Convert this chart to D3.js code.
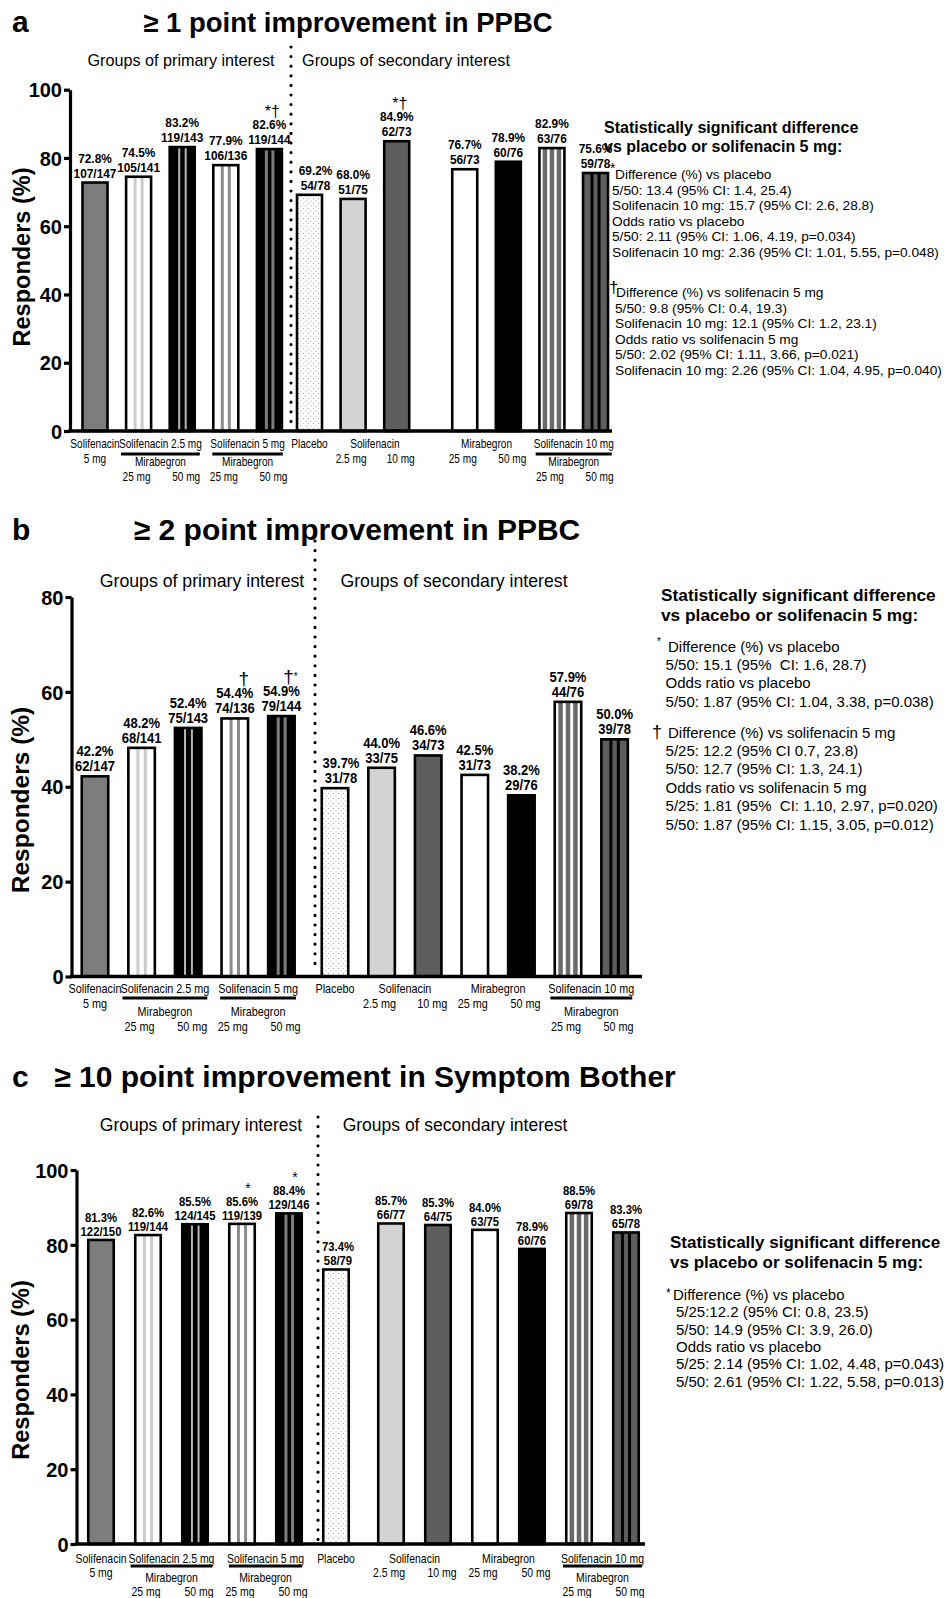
<!DOCTYPE html>
<html>
<head>
<meta charset="utf-8">
<script src="https://d3js.org/d3.v7.min.js"></script>
<style>
  body { margin: 0; background: #fff; }
  text { font-family: "Liberation Sans", Arial, sans-serif; white-space: pre; }
</style>
</head>
<body>
<svg id="fig" width="949" height="1598"></svg>
<script>
// treatment groups, same order in every panel
const groups = ["Solifenacin 5 mg", "Solifenacin 2.5 mg + Mirabegron 25 mg", "Solifenacin 2.5 mg + Mirabegron 50 mg",
  "Solifenacin 5 mg + Mirabegron 25 mg", "Solifenacin 5 mg + Mirabegron 50 mg", "Placebo",
  "Solifenacin 2.5 mg", "Solifenacin 10 mg", "Mirabegron 25 mg", "Mirabegron 50 mg",
  "Solifenacin 10 mg + Mirabegron 25 mg", "Solifenacin 10 mg + Mirabegron 50 mg"];
const fillKeys = ["sol5", "s25m25", "s25m50", "s5m25", "s5m50", "pbo", "sol25", "sol10", "mir25", "mir50", "s10m25", "s10m50"];

// a: >= 1 point improvement in PPBC
const pctA = [72.8, 74.5, 83.2, 77.9, 82.6, 69.2, 68.0, 84.9, 76.7, 78.9, 82.9, 75.6];
const nA = ["107/147", "105/141", "119/143", "106/136", "119/144", "54/78", "51/75", "62/73", "56/73", "60/76", "63/76", "59/78"];
const markA = ["", "", "", "", "*†", "", "", "*†", "", "", "", ""];
const ticksA = [0, 20, 40, 60, 80, 100];

// b: >= 2 point improvement in PPBC
const pctB = [42.2, 48.2, 52.4, 54.4, 54.9, 39.7, 44.0, 46.6, 42.5, 38.2, 57.9, 50.0];
const nB = ["62/147", "68/141", "75/143", "74/136", "79/144", "31/78", "33/75", "34/73", "31/73", "29/76", "44/76", "39/78"];
const markB = ["", "", "", "†", "†*", "", "", "", "", "", "", ""];
const ticksB = [0, 20, 40, 60, 80];

// c: >= 10 point improvement in Symptom Bother
const pctC = [81.3, 82.6, 85.5, 85.6, 88.4, 73.4, 85.7, 85.3, 84.0, 78.9, 88.5, 83.3];
const nC = ["122/150", "119/144", "124/145", "119/139", "129/146", "58/79", "66/77", "64/75", "63/75", "60/76", "69/78", "65/78"];
const markC = ["", "", "", "*", "*", "", "", "", "", "", "", ""];
const ticksC = [0, 20, 40, 60, 80, 100];

// category labels under the x axis
const xLabels = [
  { bars: [0], head: "Solifenacin", doses: ["5 mg"] },
  { bars: [1, 2], head: "Solifenacin 2.5 mg", mid: "Mirabegron", doses: ["25 mg", "50 mg"] },
  { bars: [3, 4], head: "Solifenacin 5 mg", mid: "Mirabegron", doses: ["25 mg", "50 mg"] },
  { bars: [5], head: "Placebo", doses: [] },
  { bars: [6, 7], head: "Solifenacin", doses: ["2.5 mg", "10 mg"] },
  { bars: [8, 9], head: "Mirabegron", doses: ["25 mg", "50 mg"] },
  { bars: [10, 11], head: "Solifenacin 10 mg", mid: "Mirabegron", doses: ["25 mg", "50 mg"] }
];

const noteHead = ["Statistically significant difference", "vs placebo or solifenacin 5 mg:"];
const notesA = [
  ["*", "Difference (%) vs placebo", "5/50: 13.4 (95% CI: 1.4, 25.4)", "Solifenacin 10 mg: 15.7 (95% CI: 2.6, 28.8)",
    "Odds ratio vs placebo", "5/50: 2.11 (95% CI: 1.06, 4.19, p=0.034)", "Solifenacin 10 mg: 2.36 (95% CI: 1.01, 5.55, p=0.048)"],
  ["†", "Difference (%) vs solifenacin 5 mg", "5/50: 9.8 (95% CI: 0.4, 19.3)", "Solifenacin 10 mg: 12.1 (95% CI: 1.2, 23.1)",
    "Odds ratio vs solifenacin 5 mg", "5/50: 2.02 (95% CI: 1.11, 3.66, p=0.021)", "Solifenacin 10 mg: 2.26 (95% CI: 1.04, 4.95, p=0.040)"]
];
const notesB = [
  ["*", "Difference (%) vs placebo", "5/50: 15.1 (95%  CI: 1.6, 28.7)", "Odds ratio vs placebo",
    "5/50: 1.87 (95% CI: 1.04, 3.38, p=0.038)"],
  ["†", "Difference (%) vs solifenacin 5 mg", "5/25: 12.2 (95% CI 0.7, 23.8)", "5/50: 12.7 (95% CI: 1.3, 24.1)",
    "Odds ratio vs solifenacin 5 mg", "5/25: 1.81 (95%  CI: 1.10, 2.97, p=0.020)", "5/50: 1.87 (95% CI: 1.15, 3.05, p=0.012)"]
];
const notesC = [
  ["*", "Difference (%) vs placebo", "5/25:12.2 (95% CI: 0.8, 23.5)", "5/50: 14.9 (95% CI: 3.9, 26.0)",
    "Odds ratio vs placebo", "5/25: 2.14 (95% CI: 1.02, 4.48, p=0.043)", "5/50: 2.61 (95% CI: 1.22, 5.58, p=0.013)"]
];

// bar fills: background, stripe colour, stripe fractions, stripe width
const barStyle = {
  sol5: { bg: "#7d7d7d" },
  s25m25: { bg: "#fff", stripe: "#cccccc", at: [0.36, 0.64], sw: 3 },
  s25m50: { bg: "#000", stripe: "#b5b5b5", at: [0.38, 0.64], sw: 2 },
  s5m25: { bg: "#fff", stripe: "#8c8c8c", at: [0.36, 0.64], sw: 3 },
  s5m50: { bg: "#000", stripe: "#7d7d7d", at: [0.38, 0.64], sw: 3 },
  pbo: { bg: "url(#dots)" },
  sol25: { bg: "#d3d3d3" },
  sol10: { bg: "#5e5e5e" },
  mir25: { bg: "#fff" },
  mir50: { bg: "#000" },
  s10m25: { bg: "#fff", stripe: "#6a6a6a", at: [0.22, 0.5, 0.78], sw: 4.5 },
  s10m50: { bg: "#5e5e5e", stripe: "#000", at: [0.36, 0.64], sw: 3 }
};

const panels = [
  { letter: "a", title: "≥ 1 point improvement in PPBC", pct: pctA, n: nA, mark: markA, ticks: ticksA, notes: notesA,
    yMax: 100, yTop: 89.7, yBottom: 431, axisX: 70, axisEnd: 612,
    x0: 95, step: 43.6, barW: 25, gaps: { 5: -0.08, 8: 0.56 }, divX: 291, divTop: 47,
    titleX: 348, titleY: 32, titleSize: 27.5, groupY: 66, groupSize: 16.2, primX: 181, secX: 406,
    ylabX: 30, ylabY: 257, ylabSize: 23.5, tickSize: 20,
    labSize: 13.5, labK: 0.88, lab1: 20, lab2: 5, pboDx: 6, markSize: 16, markDy: 32, markDx: 3, smallStar: false,
    xl: { size: 12, k: 0.84, row1: 448, row2: 463, rule: 454, mid: 466, dose: 481 },
    nx: 604, head: [133, 152], headSize: 16, noteSize: 13.7, lh: 15.5,
    blocks: [{ y: 179, symX: 610, symDy: -6, symSize: 14, textX: 615, bodyX: 612 },
             { y: 297, symX: 609, symDy: -4, symSize: 17, textX: 616, bodyX: 615 }] },
  { letter: "b", title: "≥ 2 point improvement in PPBC", pct: pctB, n: nB, mark: markB, ticks: ticksB, notes: notesB,
    yMax: 80, yTop: 597, yBottom: 976.5, axisX: 71.5, axisEnd: 642,
    x0: 95, step: 46.6, barW: 26.5, gaps: { 5: 0.15 }, divX: 315, divTop: 541,
    titleX: 357, titleY: 540, titleSize: 30, groupY: 587, groupSize: 17.7, primX: 202, secX: 454,
    ylabX: 29, ylabY: 800, ylabSize: 24.5, tickSize: 20,
    labSize: 14, labK: 0.93, lab1: 20, lab2: 5, pboDx: 6, markSize: 19, markDy: 33, markDx: 9, smallStar: true,
    xl: { size: 12.5, k: 0.865, row1: 992.5, row2: 1007.5, rule: 998, mid: 1015.5, dose: 1030.5 },
    nx: 661, head: [601, 621], headSize: 17.3, noteSize: 15, lh: 18.4,
    blocks: [{ y: 651.5, symX: 657, symDy: -7, symSize: 10, textX: 668, bodyX: 665.6 },
             { y: 737.5, symX: 652, symDy: 0, symSize: 18, textX: 668, bodyX: 665.6 }] },
  { letter: "c", title: "≥ 10 point improvement in Symptom Bother", pct: pctC, n: nC, mark: markC, ticks: ticksC, notes: notesC,
    yMax: 100, yTop: 1170, yBottom: 1544, axisX: 76.5, axisEnd: 645,
    x0: 101, step: 47, barW: 25.5, gaps: { 6: 0.17 }, divX: 318, divTop: 1117,
    titleX: 365, titleY: 1087, titleSize: 30, groupY: 1131, groupSize: 17.5, primX: 201, secX: 455,
    ylabX: 29, ylabY: 1370, ylabSize: 23.6, tickSize: 20,
    labSize: 13, labK: 0.87, lab1: 18, lab2: 4, pboDx: 2, markSize: 14, markDy: 31, markDx: 6, smallStar: false,
    xl: { size: 12, k: 0.87, row1: 1562.5, row2: 1577, rule: 1566, mid: 1582, dose: 1596 },
    nx: 670, head: [1248, 1268], headSize: 17, noteSize: 15, lh: 17.3,
    blocks: [{ y: 1300, symX: 666, symDy: -3, symSize: 12, textX: 673, bodyX: 676 }] }
];

const svg = d3.select("#fig");
const defs = svg.append("defs");
const dots = defs.append("pattern").attr("id", "dots").attr("patternUnits", "userSpaceOnUse")
  .attr("width", 5).attr("height", 5);
dots.append("rect").attr("width", 5).attr("height", 5).attr("fill", "#fff");
dots.append("circle").attr("cx", 1).attr("cy", 1).attr("r", 0.6).attr("fill", "#9a9a9a");
dots.append("circle").attr("cx", 3.5).attr("cy", 3.5).attr("r", 0.6).attr("fill", "#9a9a9a");

// condensed text: squeeze horizontally around the anchor point
function narrow(sel, x, y, k) {
  return sel.append("text").attr("transform", `translate(${x},${y}) scale(${k},1)`).attr("text-anchor", "middle");
}

panels.forEach(p => {
  const g = svg.append("g");
  const y = d3.scaleLinear().domain([0, p.yMax]).range([p.yBottom, p.yTop]);
  const x = d3.scaleLinear().domain([0, 1]).range([p.x0, p.x0 + p.step]);
  const slot = i => i + d3.sum(Object.keys(p.gaps), k => (i >= +k ? p.gaps[k] : 0));
  const cx = i => x(slot(i));

  // panel letter and title
  g.append("text").attr("x", 12).attr("y", p.titleY).attr("font-size", 30).attr("font-weight", "bold").text(p.letter);
  g.append("text").attr("x", p.titleX).attr("y", p.titleY).attr("text-anchor", "middle")
    .attr("font-size", p.titleSize).attr("font-weight", "bold").text(p.title);

  // group headers and divider
  g.append("text").attr("x", p.primX).attr("y", p.groupY).attr("text-anchor", "middle")
    .attr("font-size", p.groupSize).text("Groups of primary interest");
  g.append("text").attr("x", p.secX).attr("y", p.groupY).attr("text-anchor", "middle")
    .attr("font-size", p.groupSize).text("Groups of secondary interest");
  g.append("line").attr("x1", p.divX).attr("x2", p.divX).attr("y1", p.divTop).attr("y2", p.yBottom - 4)
    .attr("stroke", "#000").attr("stroke-width", 3.2).attr("stroke-linecap", "round")
    .attr("stroke-dasharray", "0 9.6");

  // bars
  const bars = g.selectAll("g.bar").data(groups).join("g").attr("class", "bar");
  bars.each(function (name, i) {
    const b = d3.select(this);
    const st = barStyle[fillKeys[i]];
    const left = cx(i) - p.barW / 2, top = y(p.pct[i]), h = y(0) - y(p.pct[i]);
    const lx = cx(i) + (name === "Placebo" ? p.pboDx : 0);
    b.append("rect").attr("x", left).attr("y", top).attr("width", p.barW).attr("height", h).attr("fill", st.bg);
    (st.at || []).forEach(f => {
      b.append("rect").attr("x", left + f * p.barW - st.sw / 2).attr("y", top)
        .attr("width", st.sw).attr("height", h).attr("fill", st.stripe);
    });
    b.append("rect").attr("x", left).attr("y", top).attr("width", p.barW).attr("height", h)
      .attr("fill", "none").attr("stroke", "#000").attr("stroke-width", 2.6);
    narrow(b, lx, top - p.lab1, p.labK).attr("font-size", p.labSize).attr("font-weight", "bold")
      .text(d3.format(".1f")(p.pct[i]) + "%");
    narrow(b, lx, top - p.lab2, p.labK).attr("font-size", p.labSize).attr("font-weight", "bold")
      .text(p.n[i]);
    if (p.mark[i]) {
      const m = b.append("text").attr("x", cx(i) + p.markDx).attr("y", top - p.markDy)
        .attr("text-anchor", "middle").attr("font-size", p.markSize);
      Array.from(p.mark[i]).forEach((ch, k) => {
        const small = p.smallStar && ch === "*" && k > 0;
        m.append("tspan").attr("font-size", small ? 10 : p.markSize).attr("dy", small ? -3 : 0).text(ch);
      });
    }
  });

  // y axis
  const ax = g.append("g").attr("transform", `translate(${p.axisX},0)`)
    .call(d3.axisLeft(y).tickValues(p.ticks).tickSize(6).tickSizeOuter(0).tickPadding(2));
  ax.attr("font-family", null).attr("font-size", null);
  ax.select(".domain").attr("stroke-width", 3.2);
  ax.selectAll(".tick line").attr("stroke-width", 3.2);
  ax.selectAll(".tick text").attr("font-size", p.tickSize).attr("font-weight", "bold").attr("dy", "0.36em");
  g.append("line").attr("x1", p.axisX - 1.6).attr("x2", p.axisEnd).attr("y1", y(0)).attr("y2", y(0))
    .attr("stroke", "#000").attr("stroke-width", 3.6);
  g.append("text").attr("transform", `translate(${p.ylabX},${p.ylabY}) rotate(-90)`)
    .attr("text-anchor", "middle").attr("font-size", p.ylabSize).attr("font-weight", "bold").text("Responders (%)");

  // x labels
  const xl = p.xl;
  xLabels.forEach(lab => {
    const mx = d3.mean(lab.bars, cx);
    const t = narrow(g, mx, xl.row1, xl.k).attr("font-size", xl.size).text(lab.head);
    if (lab.mid) {
      const w = t.node().getComputedTextLength() * xl.k;
      g.append("line").attr("x1", mx - w / 2 + 2).attr("x2", mx + w / 2 - 2).attr("y1", xl.rule).attr("y2", xl.rule)
        .attr("stroke", "#000").attr("stroke-width", 3);
      narrow(g, mx, xl.mid, xl.k).attr("font-size", xl.size).text(lab.mid);
    }
    lab.doses.forEach((d, k) => {
      const dx = lab.bars.length > 1 ? (k ? 4 : -2) : 0;
      narrow(g, cx(lab.bars[k]) + dx, lab.mid ? xl.dose : xl.row2, xl.k).attr("font-size", xl.size).text(d);
    });
  });

  // notes
  noteHead.forEach((h, k) => {
    g.append("text").attr("x", p.nx).attr("y", p.head[k]).attr("font-size", p.headSize).attr("font-weight", "bold").text(h);
  });
  p.notes.forEach((block, bi) => {
    const L = p.blocks[bi];
    g.append("text").attr("x", L.symX).attr("y", L.y + L.symDy).attr("font-size", L.symSize).text(block[0]);
    block.slice(1).forEach((line, k) => {
      g.append("text").attr("x", k ? L.bodyX : L.textX).attr("y", L.y + k * p.lh)
        .attr("font-size", p.noteSize).text(line);
    });
  });
});
</script>
</body>
</html>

• The exercise
Repeat the lines exactly as they stand, from the opening line of the data through the line with "const ticksB = [0, 20, 40, 60, 80];". Pictures stay out of the copy.

• Answer to the problem
Convert this chart to D3.js code.
<!DOCTYPE html>
<html>
<head>
<meta charset="utf-8">
<script src="https://d3js.org/d3.v7.min.js"></script>
<style>
  body { margin: 0; background: #fff; }
  text { font-family: "Liberation Sans", Arial, sans-serif; white-space: pre; }
</style>
</head>
<body>
<svg id="fig" width="949" height="1598"></svg>
<script>
// treatment groups, same order in every panel
const groups = ["Solifenacin 5 mg", "Solifenacin 2.5 mg + Mirabegron 25 mg", "Solifenacin 2.5 mg + Mirabegron 50 mg",
  "Solifenacin 5 mg + Mirabegron 25 mg", "Solifenacin 5 mg + Mirabegron 50 mg", "Placebo",
  "Solifenacin 2.5 mg", "Solifenacin 10 mg", "Mirabegron 25 mg", "Mirabegron 50 mg",
  "Solifenacin 10 mg + Mirabegron 25 mg", "Solifenacin 10 mg + Mirabegron 50 mg"];
const fillKeys = ["sol5", "s25m25", "s25m50", "s5m25", "s5m50", "pbo", "sol25", "sol10", "mir25", "mir50", "s10m25", "s10m50"];

// a: >= 1 point improvement in PPBC
const pctA = [72.8, 74.5, 83.2, 77.9, 82.6, 69.2, 68.0, 84.9, 76.7, 78.9, 82.9, 75.6];
const nA = ["107/147", "105/141", "119/143", "106/136", "119/144", "54/78", "51/75", "62/73", "56/73", "60/76", "63/76", "59/78"];
const markA = ["", "", "", "", "*†", "", "", "*†", "", "", "", ""];
const ticksA = [0, 20, 40, 60, 80, 100];

// b: >= 2 point improvement in PPBC
const pctB = [42.2, 48.2, 52.4, 54.4, 54.9, 39.7, 44.0, 46.6, 42.5, 38.2, 57.9, 50.0];
const nB = ["62/147", "68/141", "75/143", "74/136", "79/144", "31/78", "33/75", "34/73", "31/73", "29/76", "44/76", "39/78"];
const markB = ["", "", "", "†", "†*", "", "", "", "", "", "", ""];
const ticksB = [0, 20, 40, 60, 80];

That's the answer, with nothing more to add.